*Required work:* Reproduce the listing exactly, with no pictures in your copy.

*Dataset content:*
################

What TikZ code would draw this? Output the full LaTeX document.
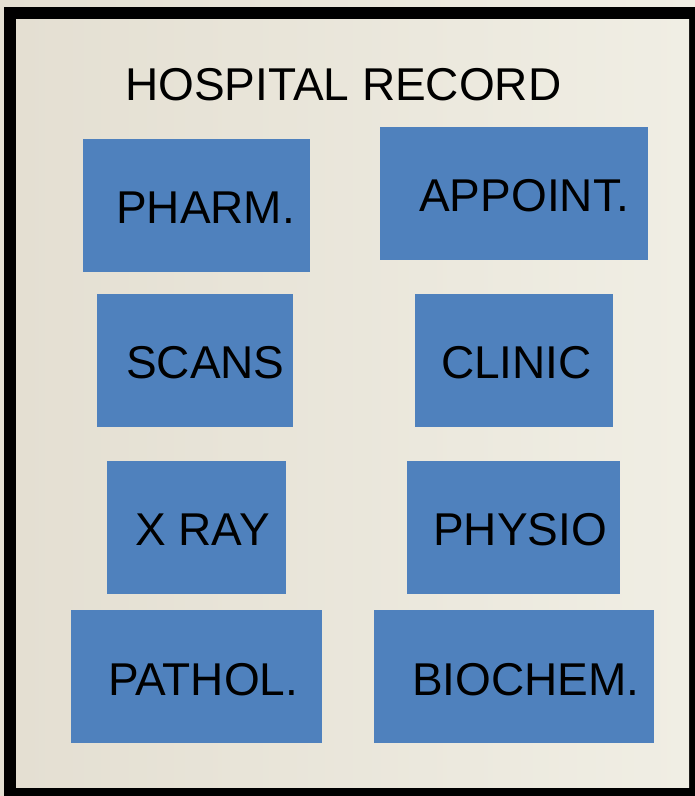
\documentclass[tikz,border=0pt]{standalone}
\usepackage{fontspec}
\setmainfont{Liberation Sans}
\definecolor{boxblue}{HTML}{4F81BD}
\definecolor{paperL}{HTML}{E4DFD2}
\definecolor{paperR}{HTML}{F0EEE4}
\begin{document}
\begin{tikzpicture}[x=1pt,y=-1pt,
  boxnode/.style={fill=boxblue, draw=none, inner sep=0pt, anchor=north west},
  lbl/.style={anchor=base west, inner sep=0pt, font=\fontsize{46}{50}\selectfont, text=black}]
\useasboundingbox (0,0) rectangle (695,796);
\shade[left color=paperL, right color=paperR] (0,0) rectangle (695,796);
% frame
\fill[black] (4,7) rectangle (695,796);
\shade[left color=paperL, right color=paperR] (16,19) rectangle (689,787);
% title
\node[lbl] (title) at (125,100) {HOSPITAL RECORD};
% boxes
\node[boxnode, minimum width=227pt, minimum height=133pt] (pharm) at (83,139) {};
\node[boxnode, minimum width=268pt, minimum height=133pt] (appoint) at (380,127) {};
\node[boxnode, minimum width=196pt, minimum height=133pt] (scans) at (97,294) {};
\node[boxnode, minimum width=198pt, minimum height=133pt] (clinic) at (415,294) {};
\node[boxnode, minimum width=179pt, minimum height=133pt] (xray) at (107,461) {};
\node[boxnode, minimum width=213pt, minimum height=133pt] (physio) at (407,461) {};
\node[boxnode, minimum width=251pt, minimum height=133pt] (pathol) at (71,610) {};
\node[boxnode, minimum width=280pt, minimum height=133pt] (biochem) at (374,610) {};
% labels
\node[lbl] (pharmt) at (116,223) {PHARM.};
\node[lbl] (appointt) at (419,211) {APPOINT.};
\node[lbl] (scanst) at (126,378) {SCANS};
\node[lbl] (clinict) at (441,378) {CLINIC};
\node[lbl] (xrayt) at (135,545) {X RAY};
\node[lbl] (physiot) at (433,545) {PHYSIO};
\node[lbl] (patholt) at (108,695) {PATHOL.};
\node[lbl] (biochemt) at (412,695) {BIOCHEM.};
\end{tikzpicture}
\end{document}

################

*Correct output:*
What TikZ code would draw this? Output the full LaTeX document.
\documentclass[tikz,border=0pt]{standalone}
\usepackage{fontspec}
\setmainfont{Liberation Sans}
\definecolor{boxblue}{HTML}{4F81BD}
\definecolor{paperL}{HTML}{E4DFD2}
\definecolor{paperR}{HTML}{F0EEE4}
\begin{document}
\begin{tikzpicture}[x=1pt,y=-1pt,
  boxnode/.style={fill=boxblue, draw=none, inner sep=0pt, anchor=north west},
  lbl/.style={anchor=base west, inner sep=0pt, font=\fontsize{46}{50}\selectfont, text=black}]
\useasboundingbox (0,0) rectangle (695,796);
\shade[left color=paperL, right color=paperR] (0,0) rectangle (695,796);
% frame
\fill[black] (4,7) rectangle (695,796);
\shade[left color=paperL, right color=paperR] (16,19) rectangle (689,787);
% title
\node[lbl] (title) at (125,100) {HOSPITAL RECORD};
% boxes
\node[boxnode, minimum width=227pt, minimum height=133pt] (pharm) at (83,139) {};
\node[boxnode, minimum width=268pt, minimum height=133pt] (appoint) at (380,127) {};
\node[boxnode, minimum width=196pt, minimum height=133pt] (scans) at (97,294) {};
\node[boxnode, minimum width=198pt, minimum height=133pt] (clinic) at (415,294) {};
\node[boxnode, minimum width=179pt, minimum height=133pt] (xray) at (107,461) {};
\node[boxnode, minimum width=213pt, minimum height=133pt] (physio) at (407,461) {};
\node[boxnode, minimum width=251pt, minimum height=133pt] (pathol) at (71,610) {};
\node[boxnode, minimum width=280pt, minimum height=133pt] (biochem) at (374,610) {};
% labels
\node[lbl] (pharmt) at (116,223) {PHARM.};
\node[lbl] (appointt) at (419,211) {APPOINT.};
\node[lbl] (scanst) at (126,378) {SCANS};
\node[lbl] (clinict) at (441,378) {CLINIC};
\node[lbl] (xrayt) at (135,545) {X RAY};
\node[lbl] (physiot) at (433,545) {PHYSIO};
\node[lbl] (patholt) at (108,695) {PATHOL.};
\node[lbl] (biochemt) at (412,695) {BIOCHEM.};
\end{tikzpicture}
\end{document}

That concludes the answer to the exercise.